──────── DATA LINES ────────
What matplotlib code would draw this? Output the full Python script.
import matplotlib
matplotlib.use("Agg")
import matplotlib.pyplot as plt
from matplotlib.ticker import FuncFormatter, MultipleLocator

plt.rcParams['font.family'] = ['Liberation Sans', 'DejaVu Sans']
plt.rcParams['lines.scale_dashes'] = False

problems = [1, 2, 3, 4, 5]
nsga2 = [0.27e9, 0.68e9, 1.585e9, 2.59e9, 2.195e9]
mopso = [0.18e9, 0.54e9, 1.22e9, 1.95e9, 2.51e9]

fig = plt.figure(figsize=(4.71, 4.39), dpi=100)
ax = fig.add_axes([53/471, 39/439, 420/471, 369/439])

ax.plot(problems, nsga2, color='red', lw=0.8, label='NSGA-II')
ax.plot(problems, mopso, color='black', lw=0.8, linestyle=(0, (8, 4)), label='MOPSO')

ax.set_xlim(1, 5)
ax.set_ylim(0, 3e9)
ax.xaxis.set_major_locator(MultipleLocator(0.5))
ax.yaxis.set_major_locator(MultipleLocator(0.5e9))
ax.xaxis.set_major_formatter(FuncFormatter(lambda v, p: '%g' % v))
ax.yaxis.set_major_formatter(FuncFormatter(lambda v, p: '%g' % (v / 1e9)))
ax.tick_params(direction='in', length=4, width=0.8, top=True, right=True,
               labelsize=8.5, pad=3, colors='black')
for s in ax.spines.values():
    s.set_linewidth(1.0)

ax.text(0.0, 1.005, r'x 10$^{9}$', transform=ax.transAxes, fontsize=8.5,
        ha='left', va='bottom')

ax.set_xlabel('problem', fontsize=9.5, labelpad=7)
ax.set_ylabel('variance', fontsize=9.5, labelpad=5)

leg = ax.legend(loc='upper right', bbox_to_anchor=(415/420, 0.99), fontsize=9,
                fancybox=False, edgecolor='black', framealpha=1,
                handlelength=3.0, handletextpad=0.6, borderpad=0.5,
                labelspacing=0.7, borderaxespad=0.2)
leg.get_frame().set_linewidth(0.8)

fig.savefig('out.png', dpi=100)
────────
# EXERCISE BRIEF:
Give back the listing exactly, please, from its first line to the line containing "from matplotlib.ticker import", inclusive, and nothing past that line.

# RESULT OF THE EXERCISE:
What matplotlib code would draw this? Output the full Python script.
import matplotlib
matplotlib.use("Agg")
import matplotlib.pyplot as plt
from matplotlib.ticker import FuncFormatter, MultipleLocator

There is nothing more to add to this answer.